Déi Lénk : (Sur)vive la gauche !

Après dix ans de stagnation, le petit parti de gauche, ni vaincu ni vainqueur, devra s’adapter à une nouvelle géographie politique et pourra, qui sait, se réinventer.

« Écoute la voix, t’as rien à perdre » (Lauschter d’Stëmm, du hues näischt ze verléieren). En fin d’après-midi, les résultats partiels tombent : les verts perdent massivement, l’ADR gagne, les deux sièges Déi Lénk sont incertains. À l’intérieur, ils et elles chantent à tue-tête l’hymne de Déi Lénk, composé par Serge Tonnar, pour se réconforter. « Les gens ont senti la dynamique », déclame Gary Diderich, tête de liste dans le Sud. Évoquant le risque que le parti ne soit plus représenté au parlement, il parle d’espoir, d’engagement, de « la voix », encore de l’espoir… « et sinon, au moins on portera cette voix dans la société civile ».

Dehors, sur le trottoir devant le Chiche à Limpertsberg, verre à la main, c’est moins chantant : « Partout, la droite gagne, au Luxembourg comme en Allemagne », « cela nous obligera à nous réinventer »… Quand le siège dans le Sud commence à se confirmer, Marc Baum, son occupant probable, s’inquiète de la perspective d’être seul au parlement, alors que déjà avec deux député-es, c’était difficile de couvrir l’ensemble des sujets et de faire un travail parlementaire correct. Or, justement, une partie des militant-es estime que Déi Lénk ne doivent plus se laisser aspirer par la démocratie représentative, qu’ils doivent mettre l’accent sur les mobilisations extraparlementaires… Au bout de ce dimanche électoral, le parti qui n’avait « rien à perdre, tout à gagner », aura conservé ses deux sièges. Il est probable que les états d’âme et les idées créatives seront bien vite oubliés face aux exigences du travail parlementaire – Déi Lénk stagnent, tant du côté électoral que du côté de la stratégie politique.

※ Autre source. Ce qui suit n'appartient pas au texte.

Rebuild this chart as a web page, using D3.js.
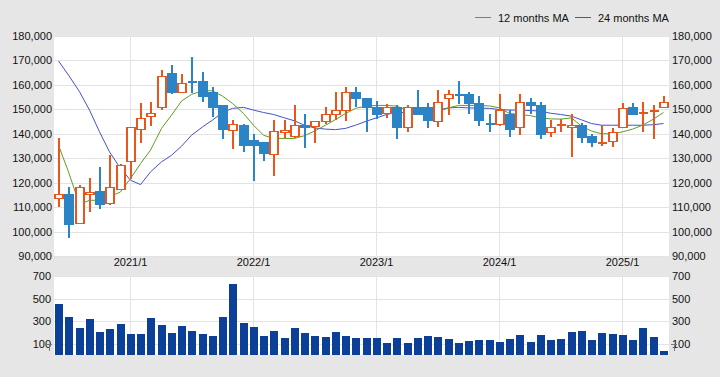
<!DOCTYPE html>
<html>
<head>
<meta charset="utf-8">
<script src="https://cdn.jsdelivr.net/npm/d3@7"></script>
<style>
  body { margin: 0; background: #e6e6e6; }
  svg { display: block; font-family: "Liberation Sans", Arial, sans-serif; }
</style>
</head>
<body>
<div id="container"></div>
<script>
// monthly candles, 2020/6 .. 2025/5
var months = ["2020/6","2020/7","2020/8","2020/9","2020/10","2020/11","2020/12",
  "2021/1","2021/2","2021/3","2021/4","2021/5","2021/6","2021/7","2021/8","2021/9","2021/10","2021/11","2021/12",
  "2022/1","2022/2","2022/3","2022/4","2022/5","2022/6","2022/7","2022/8","2022/9","2022/10","2022/11","2022/12",
  "2023/1","2023/2","2023/3","2023/4","2023/5","2023/6","2023/7","2023/8","2023/9","2023/10","2023/11","2023/12",
  "2024/1","2024/2","2024/3","2024/4","2024/5","2024/6","2024/7","2024/8","2024/9","2024/10","2024/11","2024/12",
  "2025/1","2025/2","2025/3","2025/4","2025/5"];

var opens = [113900,115500,103600,115500,116400,111800,117300,
  129000,141800,147200,150800,164800,156900,161400,161600,157000,151700,141700,143500,
  137400,136600,131900,140900,138900,143700,143300,145400,147900,149900,157000,154600,
  150900,148700,150900,142600,150900,150900,145400,154500,156200,156100,152400,144300,
  144200,147900,142600,153200,151700,140900,143600,142600,143500,138900,136300,137200,
  142600,150900,148600,149700,150900];

var highs = [138100,118300,119200,121800,126300,131200,127500,
  142800,152700,153200,166100,168100,164400,171400,165200,159100,151800,145600,144200,
  140100,136700,145600,145600,151700,148000,145400,150900,157000,159100,159100,154700,
  153400,152300,151700,151700,157800,152600,157800,157800,161600,157200,155500,147900,
  156100,149900,156100,154500,153200,145600,146100,147900,144600,140000,143500,142400,
  152500,152500,153200,151700,155500];

var lows = [110000,97500,103500,108000,109200,110700,117000,
  121700,136400,143200,149800,156100,156800,156500,153100,147000,137900,133600,132600,
  120700,128900,122800,138100,138100,134300,136300,143900,145600,145300,150900,140800,
  146100,146300,137900,140800,148000,142400,142600,147800,152100,147900,143200,140800,
  143200,138700,139400,147900,137900,138700,140800,130500,136400,134400,135100,134400,
  142500,147900,140800,137900,150800];

var closes = [115500,103000,118400,116300,111300,118400,127400,
  142600,146300,148700,163500,157200,160600,161200,155500,151000,142000,144200,135600,
  135600,132200,141100,141700,143500,142800,145300,147900,149900,156900,154700,151000,
  148200,150800,142800,150900,148000,145700,153200,156100,156000,152700,145700,144100,
  149900,142000,153200,151700,140000,142600,143800,143500,138500,136700,136500,140900,
  150600,148200,148800,149900,153200];

// volume (thousand shares)
var volumes = [452,337,239,316,204,230,275,
  186,186,325,266,195,254,213,186,168,337,629,284,
  248,168,213,151,239,195,168,159,204,168,151,151,
  151,106,151,106,151,168,159,142,106,124,133,133,
  115,142,177,115,177,133,142,204,213,133,195,186,
  177,133,239,159,35];

// moving averages
var ma12 = [135300,124400,111100,112800,112800,114200,116200,
  121700,127800,133300,142200,147600,153400,156100,157600,157600,155400,152400,148300,
  143500,139400,138100,138100,138100,139200,141100,143500,145800,148300,150400,151300,
  151600,151600,151300,149700,148200,148200,149000,150600,151600,151600,151600,151400,
  150600,148300,147900,147400,146500,146100,146000,146500,143100,141100,140000,140000,
  140800,141900,143500,146000,148700];

var ma24 = [169800,164000,157200,149700,140800,132600,125800,
  121000,119200,124400,128500,131200,134900,139400,142800,145600,148700,150400,150800,
  149700,148700,147900,146500,145300,143500,142400,141900,141700,142200,143500,145200,
  146500,147900,148700,148700,148700,149300,149700,150600,150800,150600,150500,150400,
  149900,149700,149700,149500,149300,148400,147900,147200,145700,144200,143500,143500,
  143500,143500,143500,143700,144200];

var priceTicks = [90000,100000,110000,120000,130000,140000,150000,160000,170000,180000];
var volTicks = [100,300,500,700];
var yearLabels = ["2021/1","2022/1","2023/1","2024/1","2025/1"];

var W = 720, H = 377;
var left = 54, right = 669;
var upColor = "#e8561c", downColor = "#2a84c6";
var ma12Color = "#5f9e22", ma24Color = "#4450cc";
var gridColor = "#e3e3e3";

var svg = d3.select("#container").append("svg")
  .attr("width", W).attr("height", H);

var x = d3.scaleBand().domain(months).range([left, right]).paddingInner(0.2).paddingOuter(0.1);
function cx(m) { return Math.round(x(m) + x.bandwidth() / 2) - 0.5; }
var bw = 7;

var yP = d3.scaleLinear().domain([90000, 180000]).range([256, 36]);
var yV = d3.scaleLinear().domain([0, 700]).range([355, 276]);

// plot backgrounds
svg.append("rect").attr("x", left).attr("y", 36).attr("width", right - left).attr("height", 220).attr("fill", "#fff");
svg.append("rect").attr("x", left).attr("y", 276).attr("width", right - left).attr("height", 79).attr("fill", "#fff");

// grid
var grid = svg.append("g").attr("shape-rendering", "crispEdges").attr("stroke", gridColor);
grid.selectAll(".hp").data(priceTicks).enter().append("line")
  .attr("x1", left).attr("x2", right)
  .attr("y1", function(d) { return Math.round(yP(d)) + 0.5; })
  .attr("y2", function(d) { return Math.round(yP(d)) + 0.5; });
grid.selectAll(".hv").data(volTicks).enter().append("line")
  .attr("x1", left).attr("x2", right)
  .attr("y1", function(d) { return Math.round(yV(d)) + 0.5; })
  .attr("y2", function(d) { return Math.round(yV(d)) + 0.5; });
grid.selectAll(".vp").data(yearLabels).enter().append("line")
  .attr("x1", function(d) { return cx(d); }).attr("x2", function(d) { return cx(d); })
  .attr("y1", 36).attr("y2", 256);
grid.selectAll(".vv").data(yearLabels).enter().append("line")
  .attr("x1", function(d) { return cx(d); }).attr("x2", function(d) { return cx(d); })
  .attr("y1", 276).attr("y2", 355);

// moving average lines
var line = function(vals) {
  return d3.line().x(function(d, i) { return cx(months[i]); }).y(function(d) { return yP(d); })(vals);
};
svg.append("path").attr("d", line(ma24)).attr("fill", "none").attr("stroke", ma24Color).attr("stroke-width", 1);
svg.append("path").attr("d", line(ma12)).attr("fill", "none").attr("stroke", ma12Color).attr("stroke-width", 1);

// candles
var candles = svg.append("g").attr("shape-rendering", "crispEdges");
months.forEach(function(m, i) {
  var up = closes[i] >= opens[i];
  var col = up ? upColor : downColor;
  var c = cx(m);
  var top = Math.round(yP(Math.max(opens[i], closes[i])));
  var bot = Math.round(yP(Math.min(opens[i], closes[i])));
  candles.append("line")
    .attr("x1", c + 0.5).attr("x2", c + 0.5)
    .attr("y1", Math.round(yP(highs[i]))).attr("y2", Math.round(yP(lows[i])))
    .attr("stroke", col).attr("stroke-width", 2);
  if (bot - top < 2) {
    candles.append("line")
      .attr("x1", c - bw / 2 - 0.5).attr("x2", c + bw / 2 + 1.5)
      .attr("y1", top + 0.5).attr("y2", top + 0.5)
      .attr("stroke", col).attr("stroke-width", 2);
  } else {
    candles.append("rect")
      .attr("x", c - bw / 2).attr("y", top + 0.5)
      .attr("width", bw + 1).attr("height", bot - top)
      .attr("fill", up ? "#fff" : col)
      .attr("stroke", col).attr("stroke-width", 1.5);
  }
});

// volume bars
svg.append("g").attr("shape-rendering", "crispEdges")
  .selectAll("rect").data(volumes).enter().append("rect")
  .attr("x", function(d, i) { return cx(months[i]) - 3.5; })
  .attr("width", 8)
  .attr("y", function(d) { return Math.round(yV(d)); })
  .attr("height", function(d) { return 355 - Math.round(yV(d)); })
  .attr("fill", "#0c3f98");

// axis labels
var txt = svg.append("g").attr("font-size", 11).attr("fill", "#111");
txt.selectAll(".pl").data(priceTicks).enter().append("text")
  .attr("x", 52).attr("y", function(d) { return yP(d) + 4; })
  .attr("text-anchor", "end").text(d3.format(","));
txt.selectAll(".pr").data(priceTicks).enter().append("text")
  .attr("x", 672).attr("y", function(d) { return yP(d) + 4; })
  .text(d3.format(","));
txt.selectAll(".vl").data(volTicks).enter().append("text")
  .attr("x", 51).attr("y", function(d) { return yV(d) + 4; })
  .attr("text-anchor", "end").text(function(d) { return d; });
txt.selectAll(".vr").data(volTicks).enter().append("text")
  .attr("x", 672).attr("y", function(d) { return yV(d) + 4; })
  .text(function(d) { return d; });
txt.selectAll(".xl").data(yearLabels).enter().append("text")
  .attr("x", function(d) { return cx(d); }).attr("y", 266)
  .attr("text-anchor", "middle").text(function(d) { return d; });

// small unit marks at the volume baseline
[49, 674].forEach(function(px) {
  svg.append("path")
    .attr("d", "M" + (px - 3) + "," + 344.5 + "H" + (px + 3) + "M" + (px + 0.5) + ",344V351")
    .attr("stroke", "#777").attr("fill", "none").attr("shape-rendering", "crispEdges");
});

// legend
var legend = svg.append("g").attr("font-size", 11);
var items = [["12 months MA", ma12Color, 475], ["24 months MA", ma24Color, 575]];
items.forEach(function(it) {
  legend.append("rect").attr("x", it[2]).attr("y", 17)
    .attr("width", 16).attr("height", 1).attr("fill", it[1]);
  legend.append("text").attr("x", it[2] + 23).attr("y", 21.5).attr("fill", "#111").text(it[0]);
});
</script>
</body>
</html>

Pourtant la configuration politique va changer : au lieu de batailler avec deux sièges contre trois partis de gouvernement de centre gauche, comme ils l’ont fait depuis 2013, ils seront très probablement face à deux partis de droite. Et ils ne seront pas seuls sur les bancs de l’opposition de gauche : à leurs côtés, les socialistes renforcés, les pirates déçus (si on les considère comme de gauche), les verts qui se sont fait étriller. Ces derniers, on ne les aimait vraiment pas chez Déi Lénk, leur reprochant de représenter les élites urbaines écolos face aux populations délaissées, les considérant comme traîtres aux valeurs de gauche, devenus libéraux et militaristes. Pourtant, par rapport à la débâcle verte de dimanche soir, chez Déi Lénk, c’est la consternation qui domine : conscient-es de l’importance des enjeux climatiques, les militant-es (souvent plus radicaux-cales que les verts) se demandent comment faire avancer ces idées.

Cela annonce-t-il une future collaboration ? Des pourparlers ont été entamés entre Lénk et Gréng pour former un « groupe technique » et dépasser la barre des cinq député-es. Mais il s’avère que les avantages pécuniaires d’une telle construction seraient contrebalancés par des pertes en termes de temps de parole. Au-delà, la question des actions conjointes ou au moins d’une coordination entre partis de gauche reste posée : le LSAP dominant boudera-t-il ses voisins de banc, les verts se replieront-ils sur leur « cœur de compétence », Déi Lénk chercheront-ils à se démarquer à coup de positions maximalistes ? La constitution d’un front uni d’opposition de gauche est possible mais pas certaine (voir édito).